Students create colorful portraits of female heroes
Lavie Raven and his race equity class hope to highlight influential women of color with vibrant painted portraits and poems that will be displayed for students in the main foyer by next year. Civil rights advocate Kimberlé Crenshaw, poet Maya Angelou and activist Malala Yousefzai are among the women featured.
Junior Octavia Ikard, a student in the class, chose Crenshaw because of her work as a civil rights activist and her writing on intersectionality. Ikard hopes that these paintings will “bring attention to the contributions of women.”
Senior Fiona O’Connor was also a part of the creation of Crenshaw’s portrait. O’Connor expressed how she enjoyed learning about Crenshaw’s work. “Learning about intersectionality is so important, and it’s cool to have access to this class,” said O’Connor.
Raven started doing portrait work before he came to Oak Park and River Forest High School. In his five years working here, Raven has led a variety of portrait projects. “In my classes every unit has a writing and research component, but the output is always going to be some kind of written prose or reflection, poetic output and creative visual art,” Raven said.
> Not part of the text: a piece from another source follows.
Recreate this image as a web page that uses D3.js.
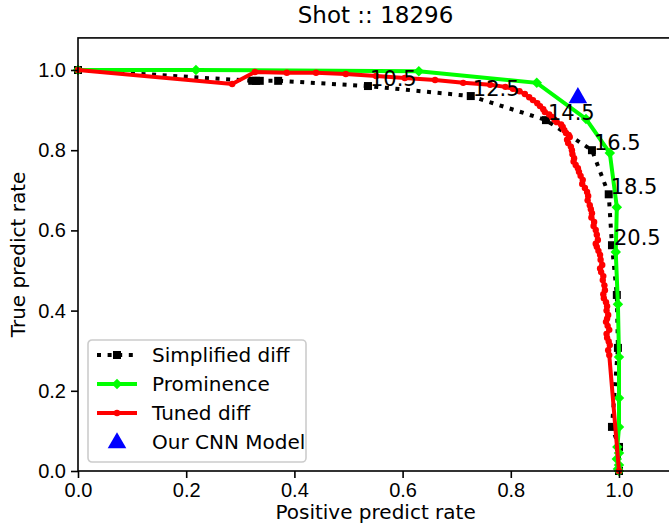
<!DOCTYPE html>
<html lang="en">
  <head>
    <meta charset="UTF-8" />
    <title>Shot :: 18296</title>
    <script src="https://d3js.org/d3.v7.min.js"></script>
    <style>
      body { margin: 0; background: #fff; }
      svg { display: block; font-family: "DejaVu Sans", sans-serif; }
      .tick text { font-size: 20px; fill: #000; }
    </style>
  </head>
  <body>
    <svg></svg>
    <script>
      // Simplified diff (black dotted, squares)
      let simpX = [0, 0.322, 0.329, 0.336, 0.37, 0.536, 0.726, 0.865, 0.95, 0.981, 0.987, 0.996, 0.998, 0.987, 1.0, 1.0];
      let simpY = [1.0, 0.973, 0.973, 0.973, 0.973, 0.96, 0.935, 0.875, 0.8, 0.69, 0.563, 0.439, 0.307, 0.11, 0.06, 0.0];
      let simpLabels = ["", "", "", "", "", "10.5", "12.5", "14.5", "16.5", "18.5", "20.5", "", "", "", "", ""];

      // Prominence (green, diamonds)
      let promX = [0, 0.218, 0.63, 0.848, 0.939, 0.983, 0.996, 0.994, 0.998, 1.0, 1.0, 1.0, 0.997, 1.0, 0.996, 1.0, 0.998, 1.0];
      let promY = [1.0, 1.0, 0.997, 0.968, 0.878, 0.793, 0.658, 0.546, 0.416, 0.284, 0.182, 0.11, 0.06, 0.045, 0.03, 0.015, 0.005, 0.0];

      // Tuned diff (red, dots)
      let tunedX = [0, 0.285, 0.327, 0.386, 0.44, 0.495, 0.551, 0.604, 0.66, 0.712, 0.762, 0.79, 0.804, 0.816, 0.826,
        0.834, 0.841, 0.849, 0.854, 0.86, 0.863, 0.871, 0.876, 0.881, 0.885, 0.893, 0.896, 0.899, 0.902, 0.907,
        0.909, 0.904, 0.906, 0.911, 0.913, 0.914, 0.917, 0.916, 0.92, 0.924, 0.926, 0.929, 0.933, 0.932, 0.937,
        0.941, 0.943, 0.942, 0.946, 0.948, 0.95, 0.949, 0.954, 0.953, 0.957, 0.959, 0.961, 0.957, 0.959, 0.962,
        0.965, 0.966, 0.969, 0.965, 0.967, 0.971, 0.97, 0.973, 0.974, 0.971, 0.972, 0.976, 0.978, 0.977, 0.98,
        0.978, 0.976, 0.979, 0.982, 0.977, 0.978, 0.981, 0.983, 0.98, 0.982, 1.0];
      let tunedY = [1.0, 0.965, 0.995, 0.993, 0.993, 0.99, 0.985, 0.98, 0.975, 0.968, 0.963, 0.958, 0.953, 0.947, 0.94,
        0.932, 0.925, 0.917, 0.91, 0.902, 0.895, 0.889, 0.883, 0.876, 0.87, 0.864, 0.858, 0.85, 0.843, 0.838,
        0.833, 0.826, 0.818, 0.809, 0.8, 0.79, 0.78, 0.772, 0.763, 0.755, 0.746, 0.736, 0.726, 0.716, 0.706,
        0.696, 0.686, 0.675, 0.663, 0.653, 0.643, 0.632, 0.621, 0.611, 0.601, 0.589, 0.576, 0.567, 0.559, 0.549,
        0.539, 0.527, 0.514, 0.505, 0.496, 0.486, 0.476, 0.463, 0.451, 0.441, 0.431, 0.421, 0.411, 0.4, 0.389,
        0.38, 0.372, 0.362, 0.352, 0.342, 0.332, 0.323, 0.314, 0.301, 0.289, 0.0];

      // Our CNN Model
      let cnnX = [0.924];
      let cnnY = [0.933];

      let xTicks = [0, 0.2, 0.4, 0.6, 0.8, 1.0];
      let yTicks = [0, 0.2, 0.4, 0.6, 0.8, 1.0];

      let width = 669,
        height = 528;
      let margin = { left: 78, top: 38, bottom: 57 };

      let svg = d3.select("svg").attr("width", width).attr("height", height);

      let x = d3.scaleLinear().domain([0, 1.1]).range([margin.left, margin.left + 1.1 * 541]);
      let y = d3.scaleLinear().domain([0, 1.08]).range([height - margin.bottom, height - margin.bottom - 1.08 * 401]);

      let zip = (xs, ys) => xs.map((v, i) => [v, ys[i]]);
      let simp = zip(simpX, simpY),
        prom = zip(promX, promY),
        tuned = zip(tunedX, tunedY),
        cnn = zip(cnnX, cnnY);

      let line = d3.line().x((d) => x(d[0])).y((d) => y(d[1]));

      let plot = svg.append("g");

      // simplified diff
      plot.append("path").datum(simp).attr("d", line).attr("fill", "none")
        .attr("stroke", "#000").attr("stroke-width", 4).attr("stroke-dasharray", "4,6.6");
      plot.selectAll(".sq").data(simp).enter().append("rect")
        .attr("x", (d) => x(d[0]) - 4).attr("y", (d) => y(d[1]) - 4)
        .attr("width", 8).attr("height", 8).attr("fill", "#000");

      // prominence
      plot.append("path").datum(prom).attr("d", line).attr("fill", "none")
        .attr("stroke", "#00ff00").attr("stroke-width", 4);
      plot.selectAll(".dm").data(prom).enter().append("path")
        .attr("d", d3.symbol(d3.symbolDiamond2, 70)())
        .attr("transform", (d) => "translate(" + x(d[0]) + "," + y(d[1]) + ")")
        .attr("fill", "#00ff00");

      // tuned diff
      plot.append("path").datum(tuned).attr("d", line).attr("fill", "none")
        .attr("stroke", "#ff0000").attr("stroke-width", 4);
      plot.selectAll(".dot").data(tuned).enter().append("circle")
        .attr("cx", (d) => x(d[0])).attr("cy", (d) => y(d[1])).attr("r", 3.2).attr("fill", "#ff0000");

      // cnn
      plot.selectAll(".tri").data(cnn).enter().append("path")
        .attr("d", d3.symbol(d3.symbolTriangle, 150)())
        .attr("transform", (d) => "translate(" + x(d[0]) + "," + (y(d[1]) + 1) + ")")
        .attr("fill", "#0000ff");

      // threshold labels
      plot.selectAll(".lab").data(simp.filter((d, i) => simpLabels[i])).enter().append("text")
        .attr("x", (d) => x(d[0]) + 2).attr("y", (d) => y(d[1]))
        .attr("font-size", 21).text((d) => simpLabels[simp.indexOf(d)]);

      // axes
      svg.append("g").attr("transform", "translate(0," + y(0) + ")")
        .call(d3.axisBottom(x).tickValues(xTicks).tickFormat(d3.format(".1f")).tickSize(7).tickPadding(5));
      svg.append("g").attr("transform", "translate(" + x(0) + ",0)")
        .call(d3.axisLeft(y).tickValues(yTicks).tickFormat(d3.format(".1f")).tickSize(7).tickPadding(5));
      svg.selectAll(".domain").remove();
      svg.selectAll(".tick line").attr("stroke", "#000").attr("stroke-width", 1.6);

      // frame
      svg.append("rect").attr("x", x(0)).attr("y", y(1.08))
        .attr("width", x(1.1) - x(0)).attr("height", y(0) - y(1.08))
        .attr("fill", "none").attr("stroke", "#000").attr("stroke-width", 1.6);

      // titles
      svg.append("text").attr("x", (x(0) + x(1.1)) / 2).attr("y", 23)
        .attr("text-anchor", "middle").attr("font-size", 23).text("Shot :: 18296");
      svg.append("text").attr("x", (x(0) + x(1.1)) / 2).attr("y", 519)
        .attr("text-anchor", "middle").attr("font-size", 20).text("Positive predict rate");
      svg.append("text").attr("transform", "translate(25," + (y(0) + y(1.08)) / 2 + ") rotate(-90)")
        .attr("text-anchor", "middle").attr("font-size", 20).text("True predict rate");

      // legend
      let legend = svg.append("g").attr("transform", "translate(88,340)");
      legend.append("rect").attr("width", 218).attr("height", 122).attr("rx", 4)
        .attr("fill", "#fff").attr("fill-opacity", 0.8).attr("stroke", "#cccccc").attr("stroke-width", 1.6);
      let names = ["Simplified diff", "Prominence", "Tuned diff", "Our CNN Model"];
      names.forEach((n, i) => {
        let row = legend.append("g").attr("transform", "translate(0," + (15 + i * 29) + ")");
        if (i === 0) {
          row.append("line").attr("x1", 9).attr("x2", 49).attr("stroke", "#000")
            .attr("stroke-width", 4).attr("stroke-dasharray", "4,6.6");
          row.append("rect").attr("x", 25).attr("y", -4).attr("width", 8).attr("height", 8).attr("fill", "#000");
        } else if (i === 1) {
          row.append("line").attr("x1", 9).attr("x2", 49).attr("stroke", "#00ff00").attr("stroke-width", 4);
          row.append("path").attr("d", d3.symbol(d3.symbolDiamond2, 70)())
            .attr("transform", "translate(29,0)").attr("fill", "#00ff00");
        } else if (i === 2) {
          row.append("line").attr("x1", 9).attr("x2", 49).attr("stroke", "#ff0000").attr("stroke-width", 4);
          row.append("circle").attr("cx", 29).attr("r", 3.2).attr("fill", "#ff0000");
        } else {
          row.append("path").attr("d", d3.symbol(d3.symbolTriangle, 150)())
            .attr("transform", "translate(29,1)").attr("fill", "#0000ff");
        }
        row.append("text").attr("x", 64).attr("y", 7).attr("font-size", 20).text(n);
      });
    </script>
  </body>
</html>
Raven has been teaching the race equity class for four years. Students learn how to teach and put together a curriculum. They then go to different classes and conduct lessons. “The curriculum was based on the skeletal framework that students had come up with four or five years ago,” Raven said. During the many protests in the 2019 school year students created a petition for many things including the creation of the race equity class.
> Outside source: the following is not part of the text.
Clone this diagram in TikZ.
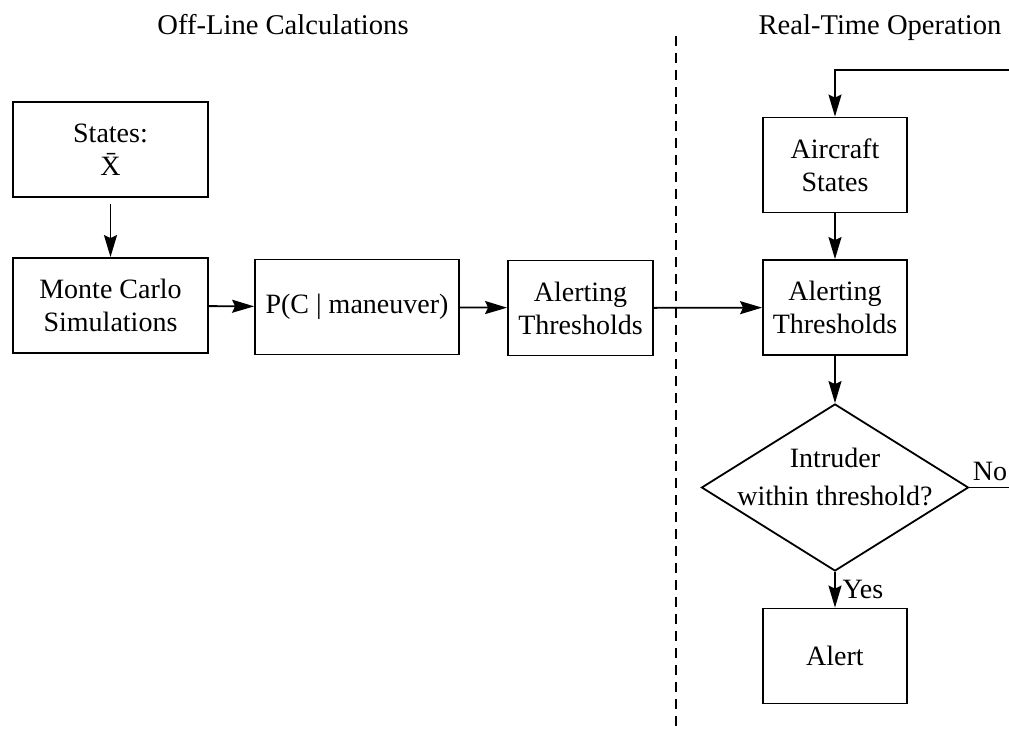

When students were petitioning for the class to be made, “Their idea was that if everybody has (access to) poetry and spoken word they should also have a conceptual framework of racial equity, especially in our school where there are issues that still arise,” Raven said.
Part of the project also included reaching out to artist Bisa Butler. You may have noticed the colorful posters on the third floor. The posters are prints of Butler’s vibrant and intricate portraits.
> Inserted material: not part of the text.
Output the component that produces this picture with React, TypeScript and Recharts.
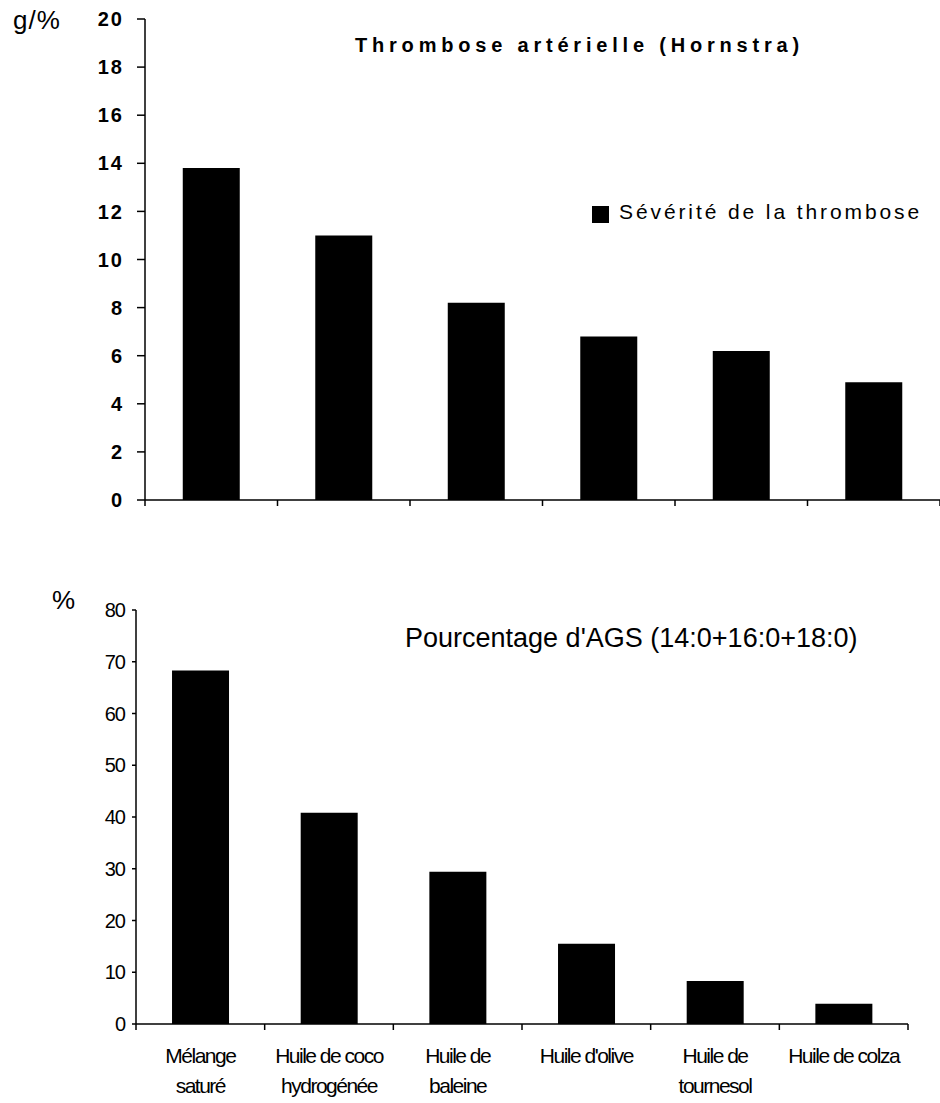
import React from "react";
import { BarChart, Bar, XAxis, YAxis, Legend } from "recharts";

const categories = [
  "Mélange\nsaturé",
  "Huile de coco\nhydrogénée",
  "Huile de\nbaleine",
  "Huile d'olive",
  "Huile de\ntournesol",
  "Huile de colza",
];
const thromboseSeverity = [13.8, 11.0, 8.2, 6.8, 6.2, 4.9];
const agsPercent = [68.3, 40.8, 29.4, 15.5, 8.3, 3.9];
const thromboseTicks = [0, 2, 4, 6, 8, 10, 12, 14, 16, 18, 20];
const agsTicks = [0, 10, 20, 30, 40, 50, 60, 70, 80];

const thromboseData = categories.map((name, i) => ({ name, severity: thromboseSeverity[i] }));
const agsData = categories.map((name, i) => ({ name, ags: agsPercent[i] }));

const font = "'Liberation Sans', Arial, sans-serif";
const axisStroke = { stroke: "#000", strokeWidth: 1.5 };

// plot widths, used to put the x tick marks between the bars
const topPlotWidth = 940 - 145;
const bottomPlotWidth = 908 - 136;

const BoundaryTick = ({ x, y, payload, index, half, showText }: any) => {
  const lines = showText ? String(payload.value).split("\n") : [];
  const last = index === categories.length - 1;
  return (
    <g>
      <line x1={x - half} x2={x - half} y1={y} y2={y + 6} stroke="#000" strokeWidth={1.5} />
      {last && <line x1={x + half} x2={x + half} y1={y} y2={y + 6} stroke="#000" strokeWidth={1.5} />}
      {lines.length > 0 && (
        <text x={x} y={y} textAnchor="middle" fill="#000" fontSize={21} fontFamily={font} letterSpacing={-1.5}>
          {lines.map((line, i) => (
            <tspan key={i} x={x} dy={i === 0 ? 39 : 30}>
              {line}
            </tspan>
          ))}
        </text>
      )}
    </g>
  );
};

export default function App() {
  return (
    <div style={{ position: "absolute", left: 0, top: 0, width: 940, height: 1103, background: "#fff", fontFamily: font }}>
      {/* thrombose chart */}
      <div style={{ position: "absolute", left: 0, top: 0 }}>
        <BarChart
          width={940}
          height={520}
          data={thromboseData}
          margin={{ top: 19, right: 0, bottom: 0, left: 0 }}
          barCategoryGap="28.5%"
        >
          <XAxis
            dataKey="name"
            height={20}
            interval={0}
            tickSize={0}
            tickMargin={0}
            tickLine={false}
            axisLine={axisStroke}
            tick={<BoundaryTick half={topPlotWidth / 12} showText={false} />}
          />
          <YAxis
            width={145}
            domain={[0, 20]}
            ticks={thromboseTicks}
            interval={0}
            tickSize={8}
            tickMargin={13}
            axisLine={axisStroke}
            tickLine={axisStroke}
            tick={{ fill: "#000", fontSize: 20, fontWeight: "bold", fontFamily: font, letterSpacing: 2 }}
          />
          <Legend
            layout="horizontal"
            verticalAlign="middle"
            align="center"
            iconType="square"
            iconSize={17}
            wrapperStyle={{ left: 592, top: 200, width: "auto" }}
            formatter={(value: string) => (
              <span style={{ color: "#000", fontSize: 21, letterSpacing: 2.9, fontFamily: font, marginLeft: 6 }}>
                {value}
              </span>
            )}
          />
          <Bar dataKey="severity" name="Sévérité de la thrombose" fill="#000" isAnimationActive={false} />
        </BarChart>
      </div>

      {/* AGS chart */}
      <div style={{ position: "absolute", left: 0, top: 560 }}>
        <BarChart
          width={940}
          height={543}
          data={agsData}
          margin={{ top: 50, right: 32, bottom: 0, left: 0 }}
          barCategoryGap="28%"
        >
          <XAxis
            dataKey="name"
            height={79}
            interval={0}
            tickSize={0}
            tickMargin={0}
            tickLine={false}
            axisLine={axisStroke}
            tick={<BoundaryTick half={bottomPlotWidth / 12} showText />}
          />
          <YAxis
            width={136}
            domain={[0, 80]}
            ticks={agsTicks}
            interval={0}
            tickSize={4}
            tickMargin={7}
            axisLine={axisStroke}
            tickLine={axisStroke}
            tick={{ fill: "#000", fontSize: 20, fontFamily: font, letterSpacing: -1 }}
          />
          <Bar dataKey="ags" fill="#000" isAnimationActive={false} />
        </BarChart>
      </div>

      {/* titles and unit labels */}
      <svg width={940} height={1103} style={{ position: "absolute", left: 0, top: 0, pointerEvents: "none" }}>
        <text x={13} y={29} fontSize={26} fontFamily={font} fill="#000" letterSpacing={1}>
          g/%
        </text>
        <text x={355} y={52} fontSize={20} fontWeight="bold" fontFamily={font} fill="#000" letterSpacing={4.8}>
          Thrombose artérielle (Hornstra)
        </text>
        <text x={52} y={609} fontSize={26} fontFamily={font} fill="#000">
          %
        </text>
        <text x={405} y={647} fontSize={27} fontFamily={font} fill="#000">
          Pourcentage d'AGS (14:0+16:0+18:0)
        </text>
      </svg>
    </div>
  );
}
Originally from New Jersey, Butler graduated cum laude from Howard University with a Bachelors in Fine Arts, going on to get her master’s degree in art from Montclair State University. She then went on to be a high school art teacher for 10 years. She has since had her art featured at The Smithsonian National Museum of African American History and Culture, The Art Institute of Chicago, The Los Angeles County Museum of Art and The Museum of Fine Arts Boston. Butler’s work provides an example of how art can be used to honor our heroes. The colorful backgrounds will have poetry surrounding the subject.
Raven hopes that when students see these portraits, “Their spirits are livened, their curiosity is piqued and hopefully that little imprint on your brain will walk with you.”
In previous years portraits were taken to The National Day of Racial Healing at Union Hall, others were featured at the Hyde Park Art Center and Depaul Art Museum. “This isn’t something that will just stay in house,” Raven said. “It’s something that we want to reach out and affect other people.”